By Layla Yasmin / Thursday, November 24, 2016 / No comments /
Karizma Interview for Boiler Room & Ballantines True Music Project
MUSIC LEGEND KARIZMA SUPPORTING BOILER ROOM GLOBAL & BALLANTINE’S ‘TRUE MUSIC’ PROJECT
BALLANTINE’S SCOTCH WHISKY AND BOILER ROOM HAVE ANNOUNCED A MAJOR NEW GLOBAL PLATFORM CALLED “TRUE MUSIC” HEADLINED BY MAYA JANE COLES. WITH THE FIRST STOP BEING JOHANNESBURG, SOUTH AFRICA WE GOT TO INTERVIEW THE TALENTED SUPPORTING ARTIST KARIZMA.
The very fabric of house music has been woven by names like Karizma. A veteran selector since day dot, Kris Klayton came up amongst the (then) nascent Baltimore club scene in his home city. His work with partner DJ Spen & house music production group the Basement Boys is now considered legendary, featuring remixes for (no less than) Mary J. Blige, Bob Sinclair & Michael Jackson. Today, he remains a totem of true house music with all of its original values. Prepare for a masterclass! We caught up with him ahead of the latest Boiler Room & Ballantines Global "True Music" project headlined by Maya Jane Coles where he part of the supporting line up!
1. In 2010 you were nominated as a Baltimore Hometown Hero, how much of that city and your surroundings influenced your music?
I tend to think, your environment always influences the music you like, make and play, theres definitely a lot of Baltimore in my sound and my Dj sets.
2. You were an active participant in the early house music scene which at the time held symbolic significance for people of colour and minorities who originated that scene, with conversations around cultural appropriation in dance music becoming more frequent do you feel there's a history being erased in contemporary narratives about house music's origins?
Music histories have always been a thing we constantly keep updating because there are so many points of view and people to track down that we had no idea of…its always interesting to me, Im glad to see its now coming into the forefront and now we can get to the truth.
3. What's your view on where house and electronic music at large is going and its role in influencing and creating narratives for future generations of club goers?

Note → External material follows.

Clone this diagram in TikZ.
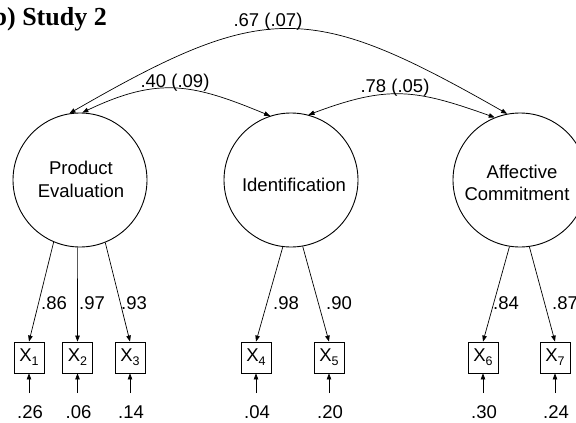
\documentclass[tikz,border=0pt]{standalone}
\usepackage{fontspec}
\setmainfont{Liberation Sans}
\newfontfamily\titlefont{Liberation Serif}
\usetikzlibrary{arrows.meta}

\tikzset{
  lat/.style={circle, draw, line width=0.9pt, minimum size=134pt, inner sep=0pt},
  ind/.style={rectangle, draw, line width=0.8pt, minimum width=30pt, minimum height=31pt, inner sep=0pt,
              font=\fontsize{18.5}{22}\selectfont},
  lbl/.style={anchor=base, inner sep=0pt, font=\fontsize{18.5}{22}\selectfont},
  path/.style={line width=0.7pt, -{Triangle[length=6pt,width=4.5pt]}},
  cov/.style={line width=0.7pt, {Triangle[length=6pt,width=4.5pt]}-{Triangle[length=6pt,width=4.5pt]}}
}
\newcommand{\xsub}[1]{X\raisebox{-4pt}{\fontsize{12.5}{12.5}\selectfont #1}}

\begin{document}
\begin{tikzpicture}[x=1pt, y=-1pt]
  \useasboundingbox (0,0) rectangle (576,423);
  \clip (0,0) rectangle (576,423);

  % title
  \node[anchor=base east, inner sep=0pt, font=\titlefont\bfseries\fontsize{26}{30}\selectfont] (title) at (107,25) {(b) Study 2};

  % latent factors
  \node[lat] (pe) at (80,180) {};
  \node[lat] (id) at (291,180) {};
  \node[lat] (ac) at (520,180) {};
  \node[lbl] (pe-l1) at (81,174) {Product};
  \node[lbl] (pe-l2) at (81,197) {Evaluation};
  \node[lbl] (id-l1) at (294,191) {Identification};
  \node[lbl] (ac-l1) at (522,178) {Affective};
  \node[lbl] (ac-l2) at (517,200) {Commitment};

  % indicators
  \node[ind] (x1) at (29,357.5)  {\xsub{1}};
  \node[ind] (x2) at (77.5,357.5) {\xsub{2}};
  \node[ind] (x3) at (130,357.5) {\xsub{3}};
  \node[ind] (x4) at (256,357.5) {\xsub{4}};
  \node[ind] (x5) at (329,357.5) {\xsub{5}};
  \node[ind] (x6) at (483,357.5) {\xsub{6}};
  \node[ind] (x7) at (555,357.5) {\xsub{7}};

  % loadings
  \draw[path] (pe.-113) -- (x1.north);
  \draw[path] (pe.-92)  -- (x2.north);
  \draw[path] (pe.-68)  -- (x3.north);
  \draw[path] (id.-97)  -- (x4.north);
  \draw[path] (id.-80)  -- (x5.north);
  \draw[path] (ac.-99.5) -- (x6.north);
  \draw[path] (ac.-82)  -- (x7.north);

  \node[lbl] (l1) at (54,309)  {.86};
  \node[lbl] (l2) at (92,309)  {.97};
  \node[lbl] (l3) at (134,309) {.93};
  \node[lbl] (l4) at (286,309) {.98};
  \node[lbl] (l5) at (339,309) {.90};
  \node[lbl] (l6) at (506,309) {.84};
  \node[lbl] (l7) at (565,309) {.87};

  % error terms
  \foreach \i/\x/\v in {1/29/.26, 2/77.5/.06, 3/130/.14, 4/256/.04, 5/329/.20, 6/483/.30, 7/555/.24} {
    \coordinate (e\i) at (\x,393);
    \draw[path] (e\i) -- (x\i.south);
    \node[lbl] (ev\i) at (\x+1,418) {\v};
  }

  % factor covariances
  \draw[cov] (pe.88) .. controls (159,76) and (193,84) .. (id.108);
  \draw[cov] (id.75) .. controls (388,85) and (415,89) .. (ac.112);
  \draw[cov] (pe.99) .. controls (266,0) and (311,2) .. (ac.101);

  \node[lbl] (c1) at (175,87) {.40 (.09)};
  \node[lbl] (c2) at (395,92) {.78 (.05)};
  \node[lbl] (c3) at (268,27) {.67 (.07)};
\end{tikzpicture}
\end{document}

I think Electronic Music is at its most creative and at the same time its most stagnate, I hear whats going and appreciate where its going, but i also think creative isn't always music, its its own thing..and i think people confuse the two
4. You've played at legendary venues over the years that have come and gone, now with the closing of Fabric what's your take on the importance of club spaces in driving culture and the communities around them?
Its terrible, human beings need a release and it hurts to see places that allow us to play dance and let go for a minute disappear without a replacement.
5. Are there any promising producers of the newer generation you feel are taking the house genre forward with innovative ideas?
I like a lot of what Nacthbraker, Julian Gomes, Crookers, Pablo Fierro does just to name a few..i like that they take it future with a nod to the old.
6. South Africa has a unique history with house music, many of the millennial generation here have grown up with the music you were instrumental in shaping. What do you have in store for your set in Johannesburg?
If you know my style, I like to push the envelope and tell a story at the same time..Im sooooo looking forward to it!